The trial court dismissed the medical malpractice case after the defendant successfully moved to strike the testimony of the client’s expert witnesses. The attorney hired a second lawyer to take an appeal. However, the Supreme Court of Michigan ultimately affirmed the dismissal.
The client subsequently brought a legal malpractice action against the attorney and his firm. The attorney moved to dismiss, arguing that the claim was time-barred under the applicable statute of limitations, because he had not represented her since the date of the trial court’s dismissal, more than 3 years prior to filing. The client argued that the attorney had continued his representation through the appellate proceedings, as he had continued to sign pleadings. He also sent her a letter after the Supreme Court dismissed the appeal, notifying her that as of that date, he would no longer be her legal representative. The trial court agreed with the attorney, and the client appealed.
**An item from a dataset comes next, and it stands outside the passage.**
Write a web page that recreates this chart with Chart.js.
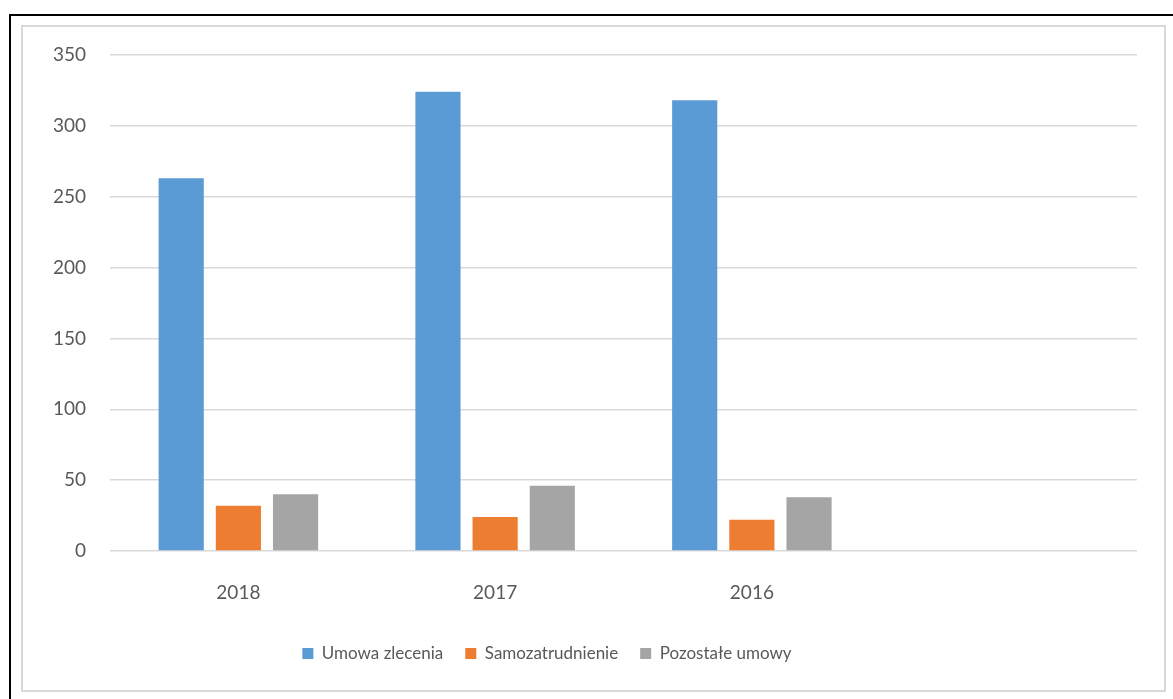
<!DOCTYPE html>
<html>
<head>
<meta charset="utf-8">
<script src="https://cdn.jsdelivr.net/npm/chart.js@4"></script>
<style>
    body { margin: 0; background: #fff; overflow: hidden; }
    #frame { position: absolute; left: 9px; top: 14px; width: 1200px; height: 720px;
             border-left: 2px solid #000; border-top: 2px solid #000; }
    #box { position: absolute; left: 21px; top: 25px; width: 1141px; height: 663px;
           border: 2px solid #d9d9d9; }
    #chart-wrap { position: absolute; left: 23px; top: 27px; width: 1141px; height: 663px; }
</style>
</head>
<body>
<div id="frame"></div>
<div id="box"></div>
<div id="chart-wrap"><canvas id="jobs-chart"></canvas></div>
<script>
// years shown on the x axis (last slot is empty, as in the original)
const years = ['2018', '2017', '2016', ''];
const umowaZlecenia = [263, 324, 318, null];
const samozatrudnienie = [32, 24, 22, null];
const pozostaleUmowy = [40, 46, 38, null];
const yTicks = [0, 50, 100, 150, 200, 250, 300, 350];

document.addEventListener('DOMContentLoaded', () => {
    renderJobsChart();
});

function renderJobsChart() {
    const ctx = document.getElementById('jobs-chart').getContext('2d');
    const textColor = '#595959';

    // nudge the legend left a bit, like the excel original
    const legendShift = {
        id: 'legendShift',
        afterLayout(chart) {
            chart.legend.left -= 33;
            chart.legend.right -= 33;
        }
    };

    new Chart(ctx, {
        type: 'bar',
        data: {
            labels: years,
            datasets: [
                { label: 'Umowa zlecenia', data: umowaZlecenia, backgroundColor: '#5B9BD5' },
                { label: 'Samozatrudnienie', data: samozatrudnienie, backgroundColor: '#ED7D31' },
                { label: 'Pozostałe umowy', data: pozostaleUmowy, backgroundColor: '#A5A5A5' }
            ]
        },
        options: {
            responsive: true,
            maintainAspectRatio: false,
            animation: false,
            datasets: {
                bar: { categoryPercentage: 0.668, barPercentage: 0.79 }
            },
            layout: { padding: { top: 28, right: 27, bottom: 18, left: 0 } },
            plugins: {
                legend: {
                    position: 'bottom',
                    labels: {
                        boxWidth: 11,
                        boxHeight: 11,
                        padding: 22,
                        color: textColor,
                        font: { family: 'Lato', size: 17 }
                    }
                },
                tooltip: { enabled: false }
            },
            scales: {
                x: {
                    grid: { display: false, drawTicks: false },
                    border: { display: false },
                    ticks: { color: textColor, padding: 30, font: { family: 'Lato', size: 19 } },
                    afterFit: (scale) => { scale.height = 72; }
                },
                y: {
                    min: 0,
                    max: 350,
                    afterBuildTicks: (scale) => { scale.ticks = yTicks.map(v => ({ value: v })); },
                    grid: { color: '#d9d9d9', lineWidth: 1.5, drawTicks: false },
                    border: { display: false },
                    ticks: { color: textColor, padding: 24, font: { family: 'Lato', size: 19 } },
                    afterFit: (scale) => {
                        scale.width = 87;
                        // tick padding would otherwise push the plot top down
                        scale.paddingTop = 0;
                        scale.paddingBottom = 0;
                    }
                }
            }
        },
        plugins: [legendShift]
    });
}
</script>
</body>
</html>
The Court of Appeals considered that Michigan law allows for a legal malpractice claim to be brought either (1) within 6 months of when the plaintiff reasonably should have known about the malpractice, or (2) within 2 years of when the attorney-client relationship ends. The Appeals Court determined that a material question remained as to whether the attorney had continued his legal representation through the appeals process, and if he had, the client’s legal malpractice action was brought timely. The Appeals Court reversed the dismissal and remanded the case for further proceedings.